- DATA EXTRACT:
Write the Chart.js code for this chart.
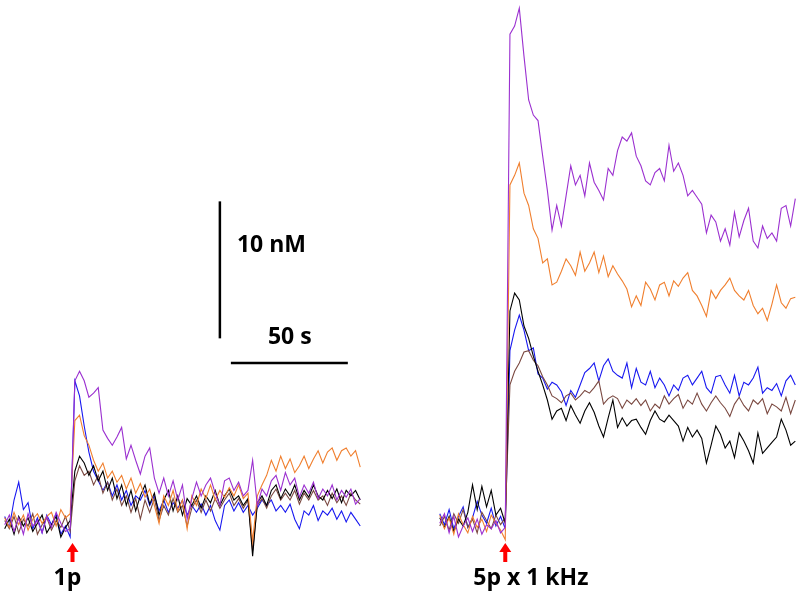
<!DOCTYPE html>
<html>
<head>
<meta charset="utf-8">
<script src="https://cdn.jsdelivr.net/npm/chart.js@4.4.1/dist/chart.umd.min.js"></script>
<style>
  body { margin: 0; background: #fff; }
  #wrap { width: 800px; height: 600px; }
</style>
</head>
<body>
<div id="wrap"><canvas id="traces" width="800" height="600"></canvas></div>
<script>
// time step of the sampled traces (s) and where each panel starts on the shared time axis
const step = 2;
const leftStart = 2;
const rightStart = 188;
const stimTimes = [31, 216];
const stimLabels = ['1p', '5p x 1 kHz'];

// left panel: single pulse (nM above baseline)
const leftPurple = [-0.3, 0.4, -0.8, 0.2, -1.0, 0.5, -0.4, 0.0, -0.9, 0.3, -0.5, 0.6, -0.2, -0.8, -0.6,
  10.2, 10.9, 10.2, 9.0, 9.3, 9.7, 6.6, 6.0, 5.5, 6.1, 6.8, 4.5, 5.5, 4.4, 3.4, 4.7, 5.3, 3.1, 2.0, 3.1,
  1.8, 2.9, 1.5, 2.6, 0.1, 1.6, 2.8, 1.8, 2.6, 3.1, 2.0, 1.1, 2.9, 3.1, 2.2, 2.8, 1.8, 2.2, 4.4, 1.1,
  2.3, 1.8, 2.9, 3.3, 2.2, 3.5, 2.6, 3.1, 1.7, 2.6, 2.0, 2.8, 1.6, 2.3, 1.8, 2.6, 1.5, 2.2, 1.7, 2.3, 1.2, 1.6];
const leftOrange = [0.2, -0.5, 0.6, -0.3, 0.4, -0.7, 0.1, 0.5, -0.2, 0.3, 0.6, -0.4, 0.8, 0.2, 0.5,
  7.3, 7.7, 6.2, 5.5, 4.4, 3.6, 4.2, 3.1, 3.6, 2.8, 3.3, 2.3, 3.1, 2.0, 2.7, 1.7, 2.3, 1.1, -0.2, 1.8,
  1.1, 2.2, 0.7, 1.5, -0.6, 1.8, 1.1, 2.3, 1.6, 2.6, 1.5, 2.2, 1.7, 2.4, 1.8, 2.6, 1.6, 2.0, -1.5, 1.8,
  2.6, 3.3, 4.4, 3.6, 4.7, 3.8, 4.5, 3.5, 4.0, 4.7, 3.8, 4.5, 5.1, 4.2, 5.0, 5.3, 4.4, 5.1, 5.3, 4.7, 5.1, 3.9];
const leftBlack = [-0.6, 0.1, -1.0, 0.3, -0.4, 0.2, -0.8, -0.2, 0.4, -0.9, -0.3, 0.3, -1.2, -0.5, 0.0,
  3.6, 4.7, 4.2, 3.3, 4.0, 2.9, 3.6, 2.2, 3.1, 1.6, 2.6, 1.1, 2.2, 0.7, 1.8, 2.6, 1.2, 2.0, 0.4, 1.5,
  2.2, 0.7, 1.8, 0.4, 1.6, 1.1, 1.8, 0.9, 1.8, 1.3, 2.2, 1.1, 1.8, 2.3, 1.5, 1.8, 1.1, 1.6, -2.6, 1.3,
  1.8, 1.1, 2.2, 2.6, 1.6, 2.3, 1.8, 2.6, 1.5, 2.2, 1.7, 2.6, 1.8, 1.5, 2.2, 1.6, 2.3, 1.3, 2.2, 1.8, 2.2, 1.5];
const leftBrown = [0.0, -0.6, 0.3, -0.9, 0.1, -0.4, 0.5, -1.0, -0.3, 0.2, -0.7, 0.0, -0.5, 0.3, -0.8,
  2.9, 4.0, 3.3, 3.6, 2.6, 3.3, 2.0, 2.8, 1.5, 2.3, 1.1, 1.8, 0.6, 1.6, 0.1, 1.5, 0.6, 1.6, 0.0, 1.1,
  0.4, 1.6, 0.6, 1.1, -0.4, 0.9, 1.5, 0.6, 1.5, 0.7, 1.6, 0.9, 1.5, 2.0, 1.1, 1.6, 0.9, 1.5, -2.2, 1.1,
  1.6, 0.9, 1.8, 2.3, 1.5, 2.0, 1.5, 2.2, 1.2, 2.0, 1.5, 2.2, 1.5, 1.8, 1.1, 2.0, 1.3, 1.8, 1.1, 2.0, 1.5, 1.2];
const leftBlue = [0.3, -0.5, 1.5, 2.8, 0.8, 1.3, -0.6, 0.2, -0.9, 0.4, -0.3, 0.5, -1.0, -0.4, -1.2,
  10.2, 9.1, 6.9, 5.0, 3.6, 2.9, 2.2, 2.8, 1.8, 2.6, 1.5, 2.2, 1.1, 1.8, 1.5, 2.2, 1.1, 1.8, 0.7, 1.5,
  0.6, 1.3, 0.9, 1.5, 0.4, 1.1, 0.6, 1.2, 0.4, 1.1, 0.0, -0.7, 1.1, 1.5, 0.7, 1.3, 0.6, 1.1, 0.4, 0.9,
  1.5, 1.1, 1.5, 0.7, 1.1, 0.6, 1.2, 0.1, -0.6, 0.7, 0.4, 1.1, 0.0, 0.7, 0.4, 0.9, 0.1, 0.7, -0.1, 0.6, 0.1, -0.4];

// right panel: 5 pulses at 1 kHz (nM above baseline)
const rightPurple = [-0.2, 0.5, -0.9, 0.3, -1.2, -0.4, 0.2, -0.8, 0.1, -1.0, -0.3, -0.6, 0.0, -0.9, -0.5,
  35.5, 36.1, 37.4, 33.9, 30.7, 29.6, 29.2, 26.6, 24.1, 21.2, 23.0, 21.5, 23.7, 25.9, 24.5, 25.2, 23.7, 26.1, 24.7, 24.1,
  23.4, 25.7, 25.2, 27.0, 28.0, 27.7, 28.3, 26.6, 25.9, 24.8, 24.5, 25.4, 25.7, 24.8, 27.4, 25.5, 26.1, 25.2, 23.7, 24.1,
  23.6, 23.1, 21.0, 22.3, 21.8, 20.4, 21.3, 20.1, 22.5, 20.7, 21.9, 22.8, 20.4, 19.9, 21.5, 20.6, 21.0, 20.4, 22.8, 23.0, 21.5, 23.5];
const rightOrange = [0.4, -0.6, 0.2, -1.0, 0.5, -0.3, -0.9, 0.3, -0.5, 0.1, -0.8, 0.4, -0.2, -0.7, -1.4,
  24.5, 25.2, 26.1, 23.9, 23.0, 21.3, 20.6, 18.8, 19.1, 17.2, 17.4, 18.2, 19.1, 18.6, 17.9, 19.6, 18.2, 18.8, 19.6, 18.1,
  19.3, 17.8, 18.6, 18.0, 17.5, 16.9, 15.6, 16.4, 15.7, 17.4, 16.9, 16.1, 17.2, 17.4, 16.4, 17.5, 17.1, 17.7, 18.1, 16.8,
  16.4, 15.7, 14.9, 16.8, 16.2, 16.8, 17.2, 17.7, 16.8, 16.4, 16.1, 16.8, 15.7, 15.1, 15.5, 14.6, 15.8, 17.2, 15.9, 15.5, 16.2, 16.3];
const rightBlack = [0.2, -0.5, 0.3, -0.8, 0.1, -0.4, 0.6, 2.6, 0.8, 2.5, 1.0, 2.2, 0.4, 0.9, -0.2,
  15.3, 16.6, 16.1, 14.2, 13.3, 12.0, 10.9, 9.9, 8.8, 7.4, 8.0, 8.2, 7.3, 8.4, 7.7, 7.1, 8.0, 8.6, 7.9, 6.9,
  6.1, 7.5, 8.8, 6.8, 7.5, 6.9, 7.3, 7.4, 6.8, 6.3, 7.3, 8.0, 7.4, 7.2, 7.7, 7.3, 6.9, 5.8, 6.8, 6.1,
  6.6, 6.0, 4.2, 5.5, 6.9, 6.3, 5.3, 5.8, 4.6, 6.4, 5.8, 5.1, 4.2, 6.4, 4.9, 5.3, 5.7, 6.1, 7.4, 6.6, 5.5, 5.8];
const rightBrown = [-0.4, 0.3, -0.7, 0.5, -0.2, 0.8, -0.5, 0.1, -0.9, 0.6, 0.0, -0.6, 0.4, -0.3, 0.2,
  9.9, 10.9, 11.5, 12.3, 12.4, 11.7, 11.3, 10.5, 9.9, 9.1, 8.9, 8.6, 9.1, 9.3, 8.8, 9.1, 9.5, 9.3, 9.7, 10.2,
  8.5, 8.9, 9.1, 8.9, 8.2, 8.8, 8.5, 8.9, 8.4, 8.8, 8.0, 8.5, 8.2, 9.1, 8.5, 8.9, 9.2, 8.2, 8.8, 8.5,
  9.3, 8.5, 8.0, 8.6, 9.1, 8.6, 8.2, 7.6, 8.5, 9.0, 8.4, 8.0, 8.8, 8.5, 8.9, 7.8, 8.5, 8.3, 8.0, 9.0, 7.8, 8.8];
const rightBlue = [0.5, -0.3, 0.8, -0.6, 0.3, 1.0, -0.5, 0.2, 1.4, 0.4, -0.2, 0.9, -0.4, 0.3, -0.6,
  12.4, 13.9, 15.0, 13.9, 12.4, 12.6, 10.7, 10.4, 9.6, 10.1, 9.9, 9.4, 8.4, 9.5, 9.0, 9.9, 10.8, 11.1, 11.5, 10.2,
  11.3, 11.8, 10.9, 10.6, 10.4, 11.5, 9.7, 11.1, 10.1, 9.9, 10.9, 9.7, 10.4, 9.9, 9.1, 9.9, 9.5, 10.4, 10.6, 9.9,
  10.4, 10.9, 9.7, 9.3, 10.5, 10.6, 9.9, 9.3, 10.6, 9.1, 10.1, 9.9, 10.4, 11.2, 9.3, 9.7, 9.5, 10.0, 9.1, 10.2, 10.6, 9.9];

// scale bars: 10 nM and 50 s
const barNM = { t: 94, from: 13.3, to: 23.3 };
const barSec = { level: 11.5, from: 98.7, to: 148.7 };

const colors = {
  purple: '#9b30d0',
  orange: '#f07f2e',
  black: '#000000',
  brown: '#7a4840',
  blue: '#1818f0'
};

function toPoints(values, start) {
  return values.map((v, i) => ({ x: start + i * step, y: v }));
}

function trace(values, start, color) {
  return {
    data: toPoints(values, start),
    borderColor: color,
    borderWidth: 1.1,
    pointRadius: 0,
    tension: 0,
    fill: false
  };
}

// draws the stimulus arrows and the text labels
const annotations = {
  id: 'annotations',
  afterDraw(chart) {
    const {ctx, scales: {x, y}} = chart;
    ctx.save();
    ctx.fillStyle = '#ff0000';
    stimTimes.forEach((t) => {
      const px = x.getPixelForValue(t);
      const top = 543;
      ctx.beginPath();
      ctx.moveTo(px, top);
      ctx.lineTo(px - 6, top + 9);
      ctx.lineTo(px - 2, top + 9);
      ctx.lineTo(px - 2, top + 19);
      ctx.lineTo(px + 2, top + 19);
      ctx.lineTo(px + 2, top + 9);
      ctx.lineTo(px + 6, top + 9);
      ctx.closePath();
      ctx.fill();
    });
    ctx.fillStyle = '#000';
    ctx.font = 'bold 23px "Open Sans", sans-serif';
    ctx.textBaseline = 'middle';
    ctx.textAlign = 'left';
    ctx.fillText(stimLabels[0], x.getPixelForValue(stimTimes[0]) - 19, 578);
    ctx.fillText(stimLabels[1], x.getPixelForValue(stimTimes[1]) - 32, 578);
    ctx.fillText('10 nM', x.getPixelForValue(barNM.t) + 17, y.getPixelForValue(20.1));
    ctx.fillText('50 s', x.getPixelForValue(barSec.from) + 37, y.getPixelForValue(barSec.level) - 26);
    ctx.restore();
  }
};

const ctx = document.getElementById('traces').getContext('2d');
const chart = new Chart(ctx, {
  type: 'line',
  data: {
    datasets: [
      trace(leftPurple, leftStart, colors.purple),
      trace(leftOrange, leftStart, colors.orange),
      trace(leftBlack, leftStart, colors.black),
      trace(leftBrown, leftStart, colors.brown),
      trace(leftBlue, leftStart, colors.blue),
      trace(rightPurple, rightStart, colors.purple),
      trace(rightOrange, rightStart, colors.orange),
      trace(rightBlack, rightStart, colors.black),
      trace(rightBrown, rightStart, colors.brown),
      trace(rightBlue, rightStart, colors.blue),
      {
        data: [{x: barNM.t, y: barNM.from}, {x: barNM.t, y: barNM.to}],
        borderColor: '#000', borderWidth: 2.5, pointRadius: 0
      },
      {
        data: [{x: barSec.from, y: barSec.level}, {x: barSec.to, y: barSec.level}],
        borderColor: '#000', borderWidth: 2.5, pointRadius: 0
      }
    ]
  },
  options: {
    responsive: false,
    animation: false,
    layout: { padding: 0 },
    plugins: {
      legend: { display: false },
      tooltip: { enabled: false }
    },
    scales: {
      x: { type: 'linear', display: false, min: 0, max: 342 },
      y: { type: 'linear', display: false, min: -5.8, max: 38 }
    }
  },
  plugins: [annotations]
});
</script>
</body>
</html>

- GIVEN REQUEST: Pick out each line containing "chart" and report it.

- RESPONSE TO THE EXERCISE:
Write the Chart.js code for this chart.
<script src="https://cdn.jsdelivr.net/npm/chart.js@4.4.1/dist/chart.umd.min.js"></script>
  afterDraw(chart) {
    const {ctx, scales: {x, y}} = chart;
const chart = new Chart(ctx, {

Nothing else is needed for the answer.